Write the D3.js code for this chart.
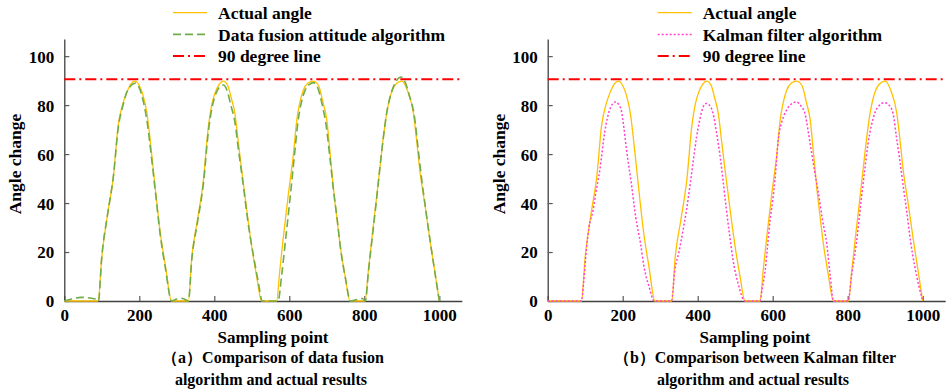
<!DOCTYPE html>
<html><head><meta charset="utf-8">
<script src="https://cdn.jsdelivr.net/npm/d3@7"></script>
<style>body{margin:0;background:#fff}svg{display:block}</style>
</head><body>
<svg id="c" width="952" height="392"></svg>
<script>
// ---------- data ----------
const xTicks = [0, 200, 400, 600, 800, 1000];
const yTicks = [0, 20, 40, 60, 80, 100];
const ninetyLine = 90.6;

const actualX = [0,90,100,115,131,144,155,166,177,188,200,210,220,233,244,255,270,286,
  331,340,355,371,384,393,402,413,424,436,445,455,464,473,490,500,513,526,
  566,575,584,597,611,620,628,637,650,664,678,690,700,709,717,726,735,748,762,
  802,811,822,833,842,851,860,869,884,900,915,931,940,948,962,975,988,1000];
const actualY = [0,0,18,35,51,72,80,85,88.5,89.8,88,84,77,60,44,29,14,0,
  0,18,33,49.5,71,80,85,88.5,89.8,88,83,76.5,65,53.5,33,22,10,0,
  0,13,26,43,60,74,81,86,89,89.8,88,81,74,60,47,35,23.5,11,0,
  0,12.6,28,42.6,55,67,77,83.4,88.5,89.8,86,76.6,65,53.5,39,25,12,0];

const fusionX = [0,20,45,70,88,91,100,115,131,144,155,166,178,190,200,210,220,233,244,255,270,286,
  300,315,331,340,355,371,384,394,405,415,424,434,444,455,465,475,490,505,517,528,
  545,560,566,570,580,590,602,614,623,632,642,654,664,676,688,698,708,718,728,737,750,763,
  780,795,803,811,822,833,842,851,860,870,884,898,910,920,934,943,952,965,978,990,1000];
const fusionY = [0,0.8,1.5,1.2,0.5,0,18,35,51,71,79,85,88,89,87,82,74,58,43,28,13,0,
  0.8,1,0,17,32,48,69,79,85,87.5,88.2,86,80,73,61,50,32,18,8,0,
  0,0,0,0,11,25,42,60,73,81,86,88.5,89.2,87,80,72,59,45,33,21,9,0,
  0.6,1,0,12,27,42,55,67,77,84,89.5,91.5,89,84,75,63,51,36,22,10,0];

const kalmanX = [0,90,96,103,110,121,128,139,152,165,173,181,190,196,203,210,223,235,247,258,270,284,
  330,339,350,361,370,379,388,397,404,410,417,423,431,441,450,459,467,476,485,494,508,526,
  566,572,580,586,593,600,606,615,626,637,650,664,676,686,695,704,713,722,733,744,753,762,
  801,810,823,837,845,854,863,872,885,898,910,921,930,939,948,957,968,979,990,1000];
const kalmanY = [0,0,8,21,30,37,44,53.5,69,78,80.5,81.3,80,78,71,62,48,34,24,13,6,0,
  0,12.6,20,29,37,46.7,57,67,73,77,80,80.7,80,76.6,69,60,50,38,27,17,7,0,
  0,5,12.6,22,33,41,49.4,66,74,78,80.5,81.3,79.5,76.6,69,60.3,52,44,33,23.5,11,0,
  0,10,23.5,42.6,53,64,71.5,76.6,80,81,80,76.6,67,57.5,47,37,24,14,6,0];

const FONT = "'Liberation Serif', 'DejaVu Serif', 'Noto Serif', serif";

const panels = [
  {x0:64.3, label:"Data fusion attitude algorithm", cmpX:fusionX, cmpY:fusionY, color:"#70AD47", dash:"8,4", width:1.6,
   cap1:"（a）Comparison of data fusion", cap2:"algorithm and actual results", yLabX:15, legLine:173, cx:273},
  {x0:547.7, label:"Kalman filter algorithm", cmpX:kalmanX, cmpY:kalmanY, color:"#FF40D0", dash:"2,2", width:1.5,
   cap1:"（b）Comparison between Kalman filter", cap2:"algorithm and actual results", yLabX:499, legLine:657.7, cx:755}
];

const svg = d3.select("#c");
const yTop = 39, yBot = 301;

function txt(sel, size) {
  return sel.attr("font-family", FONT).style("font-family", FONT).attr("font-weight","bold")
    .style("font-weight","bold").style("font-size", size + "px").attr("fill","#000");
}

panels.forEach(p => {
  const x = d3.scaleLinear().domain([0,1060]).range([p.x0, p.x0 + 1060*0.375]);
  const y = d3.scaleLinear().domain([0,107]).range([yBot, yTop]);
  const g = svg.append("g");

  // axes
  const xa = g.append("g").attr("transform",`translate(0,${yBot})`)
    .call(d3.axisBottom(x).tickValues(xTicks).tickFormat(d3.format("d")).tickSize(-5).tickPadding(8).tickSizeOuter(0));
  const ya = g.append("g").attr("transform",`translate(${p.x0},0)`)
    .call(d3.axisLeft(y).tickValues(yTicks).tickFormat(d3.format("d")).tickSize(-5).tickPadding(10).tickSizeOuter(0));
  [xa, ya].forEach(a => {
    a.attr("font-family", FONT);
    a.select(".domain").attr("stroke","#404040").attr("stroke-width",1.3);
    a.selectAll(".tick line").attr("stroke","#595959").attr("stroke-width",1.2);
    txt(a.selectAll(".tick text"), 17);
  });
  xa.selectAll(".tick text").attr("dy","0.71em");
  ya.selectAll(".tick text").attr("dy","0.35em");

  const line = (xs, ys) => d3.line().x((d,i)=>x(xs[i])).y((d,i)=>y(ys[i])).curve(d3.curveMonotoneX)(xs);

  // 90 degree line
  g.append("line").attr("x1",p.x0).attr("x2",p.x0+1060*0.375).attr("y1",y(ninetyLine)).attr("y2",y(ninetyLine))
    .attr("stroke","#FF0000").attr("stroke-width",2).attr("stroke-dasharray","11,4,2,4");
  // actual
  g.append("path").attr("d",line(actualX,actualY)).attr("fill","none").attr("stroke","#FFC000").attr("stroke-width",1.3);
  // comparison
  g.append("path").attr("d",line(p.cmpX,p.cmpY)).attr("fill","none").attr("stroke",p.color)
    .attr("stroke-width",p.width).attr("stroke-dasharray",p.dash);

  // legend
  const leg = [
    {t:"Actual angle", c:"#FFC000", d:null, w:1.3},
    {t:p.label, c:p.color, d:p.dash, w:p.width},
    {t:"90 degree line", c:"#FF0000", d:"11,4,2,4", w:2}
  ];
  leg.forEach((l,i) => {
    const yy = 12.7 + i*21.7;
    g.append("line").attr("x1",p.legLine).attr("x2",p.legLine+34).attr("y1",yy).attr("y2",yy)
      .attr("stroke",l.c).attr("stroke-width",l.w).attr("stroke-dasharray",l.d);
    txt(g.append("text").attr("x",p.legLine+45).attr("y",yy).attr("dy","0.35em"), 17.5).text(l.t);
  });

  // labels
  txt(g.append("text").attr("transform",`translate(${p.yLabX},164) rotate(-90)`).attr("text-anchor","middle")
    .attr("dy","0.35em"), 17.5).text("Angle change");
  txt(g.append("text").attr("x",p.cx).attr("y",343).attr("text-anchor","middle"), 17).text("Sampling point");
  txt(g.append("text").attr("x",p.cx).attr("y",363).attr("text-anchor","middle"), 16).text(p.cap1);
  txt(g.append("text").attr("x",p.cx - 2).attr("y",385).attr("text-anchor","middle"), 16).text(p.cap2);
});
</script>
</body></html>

============================================================

== GIVEN INSTRUCTION ==
Return the listing above word for word, with the pictures removed.

== RESPONSE FOR THIS EXERCISE ==
Write the D3.js code for this chart.
<!DOCTYPE html>
<html><head><meta charset="utf-8">
<script src="https://cdn.jsdelivr.net/npm/d3@7"></script>
<style>body{margin:0;background:#fff}svg{display:block}</style>
</head><body>
<svg id="c" width="952" height="392"></svg>
<script>
// ---------- data ----------
const xTicks = [0, 200, 400, 600, 800, 1000];
const yTicks = [0, 20, 40, 60, 80, 100];
const ninetyLine = 90.6;

const actualX = [0,90,100,115,131,144,155,166,177,188,200,210,220,233,244,255,270,286,
  331,340,355,371,384,393,402,413,424,436,445,455,464,473,490,500,513,526,
  566,575,584,597,611,620,628,637,650,664,678,690,700,709,717,726,735,748,762,
  802,811,822,833,842,851,860,869,884,900,915,931,940,948,962,975,988,1000];
const actualY = [0,0,18,35,51,72,80,85,88.5,89.8,88,84,77,60,44,29,14,0,
  0,18,33,49.5,71,80,85,88.5,89.8,88,83,76.5,65,53.5,33,22,10,0,
  0,13,26,43,60,74,81,86,89,89.8,88,81,74,60,47,35,23.5,11,0,
  0,12.6,28,42.6,55,67,77,83.4,88.5,89.8,86,76.6,65,53.5,39,25,12,0];

const fusionX = [0,20,45,70,88,91,100,115,131,144,155,166,178,190,200,210,220,233,244,255,270,286,
  300,315,331,340,355,371,384,394,405,415,424,434,444,455,465,475,490,505,517,528,
  545,560,566,570,580,590,602,614,623,632,642,654,664,676,688,698,708,718,728,737,750,763,
  780,795,803,811,822,833,842,851,860,870,884,898,910,920,934,943,952,965,978,990,1000];
const fusionY = [0,0.8,1.5,1.2,0.5,0,18,35,51,71,79,85,88,89,87,82,74,58,43,28,13,0,
  0.8,1,0,17,32,48,69,79,85,87.5,88.2,86,80,73,61,50,32,18,8,0,
  0,0,0,0,11,25,42,60,73,81,86,88.5,89.2,87,80,72,59,45,33,21,9,0,
  0.6,1,0,12,27,42,55,67,77,84,89.5,91.5,89,84,75,63,51,36,22,10,0];

const kalmanX = [0,90,96,103,110,121,128,139,152,165,173,181,190,196,203,210,223,235,247,258,270,284,
  330,339,350,361,370,379,388,397,404,410,417,423,431,441,450,459,467,476,485,494,508,526,
  566,572,580,586,593,600,606,615,626,637,650,664,676,686,695,704,713,722,733,744,753,762,
  801,810,823,837,845,854,863,872,885,898,910,921,930,939,948,957,968,979,990,1000];
const kalmanY = [0,0,8,21,30,37,44,53.5,69,78,80.5,81.3,80,78,71,62,48,34,24,13,6,0,
  0,12.6,20,29,37,46.7,57,67,73,77,80,80.7,80,76.6,69,60,50,38,27,17,7,0,
  0,5,12.6,22,33,41,49.4,66,74,78,80.5,81.3,79.5,76.6,69,60.3,52,44,33,23.5,11,0,
  0,10,23.5,42.6,53,64,71.5,76.6,80,81,80,76.6,67,57.5,47,37,24,14,6,0];

const FONT = "'Liberation Serif', 'DejaVu Serif', 'Noto Serif', serif";

const panels = [
  {x0:64.3, label:"Data fusion attitude algorithm", cmpX:fusionX, cmpY:fusionY, color:"#70AD47", dash:"8,4", width:1.6,
   cap1:"（a）Comparison of data fusion", cap2:"algorithm and actual results", yLabX:15, legLine:173, cx:273},
  {x0:547.7, label:"Kalman filter algorithm", cmpX:kalmanX, cmpY:kalmanY, color:"#FF40D0", dash:"2,2", width:1.5,
   cap1:"（b）Comparison between Kalman filter", cap2:"algorithm and actual results", yLabX:499, legLine:657.7, cx:755}
];

const svg = d3.select("#c");
const yTop = 39, yBot = 301;

function txt(sel, size) {
  return sel.attr("font-family", FONT).style("font-family", FONT).attr("font-weight","bold")
    .style("font-weight","bold").style("font-size", size + "px").attr("fill","#000");
}

panels.forEach(p => {
  const x = d3.scaleLinear().domain([0,1060]).range([p.x0, p.x0 + 1060*0.375]);
  const y = d3.scaleLinear().domain([0,107]).range([yBot, yTop]);
  const g = svg.append("g");

  // axes
  const xa = g.append("g").attr("transform",`translate(0,${yBot})`)
    .call(d3.axisBottom(x).tickValues(xTicks).tickFormat(d3.format("d")).tickSize(-5).tickPadding(8).tickSizeOuter(0));
  const ya = g.append("g").attr("transform",`translate(${p.x0},0)`)
    .call(d3.axisLeft(y).tickValues(yTicks).tickFormat(d3.format("d")).tickSize(-5).tickPadding(10).tickSizeOuter(0));
  [xa, ya].forEach(a => {
    a.attr("font-family", FONT);
    a.select(".domain").attr("stroke","#404040").attr("stroke-width",1.3);
    a.selectAll(".tick line").attr("stroke","#595959").attr("stroke-width",1.2);
    txt(a.selectAll(".tick text"), 17);
  });
  xa.selectAll(".tick text").attr("dy","0.71em");
  ya.selectAll(".tick text").attr("dy","0.35em");

  const line = (xs, ys) => d3.line().x((d,i)=>x(xs[i])).y((d,i)=>y(ys[i])).curve(d3.curveMonotoneX)(xs);

  // 90 degree line
  g.append("line").attr("x1",p.x0).attr("x2",p.x0+1060*0.375).attr("y1",y(ninetyLine)).attr("y2",y(ninetyLine))
    .attr("stroke","#FF0000").attr("stroke-width",2).attr("stroke-dasharray","11,4,2,4");
  // actual
  g.append("path").attr("d",line(actualX,actualY)).attr("fill","none").attr("stroke","#FFC000").attr("stroke-width",1.3);
  // comparison
  g.append("path").attr("d",line(p.cmpX,p.cmpY)).attr("fill","none").attr("stroke",p.color)
    .attr("stroke-width",p.width).attr("stroke-dasharray",p.dash);

  // legend
  const leg = [
    {t:"Actual angle", c:"#FFC000", d:null, w:1.3},
    {t:p.label, c:p.color, d:p.dash, w:p.width},
    {t:"90 degree line", c:"#FF0000", d:"11,4,2,4", w:2}
  ];
  leg.forEach((l,i) => {
    const yy = 12.7 + i*21.7;
    g.append("line").attr("x1",p.legLine).attr("x2",p.legLine+34).attr("y1",yy).attr("y2",yy)
      .attr("stroke",l.c).attr("stroke-width",l.w).attr("stroke-dasharray",l.d);
    txt(g.append("text").attr("x",p.legLine+45).attr("y",yy).attr("dy","0.35em"), 17.5).text(l.t);
  });

  // labels
  txt(g.append("text").attr("transform",`translate(${p.yLabX},164) rotate(-90)`).attr("text-anchor","middle")
    .attr("dy","0.35em"), 17.5).text("Angle change");
  txt(g.append("text").attr("x",p.cx).attr("y",343).attr("text-anchor","middle"), 17).text("Sampling point");
  txt(g.append("text").attr("x",p.cx).attr("y",363).attr("text-anchor","middle"), 16).text(p.cap1);
  txt(g.append("text").attr("x",p.cx - 2).attr("y",385).attr("text-anchor","middle"), 16).text(p.cap2);
});
</script>
</body></html>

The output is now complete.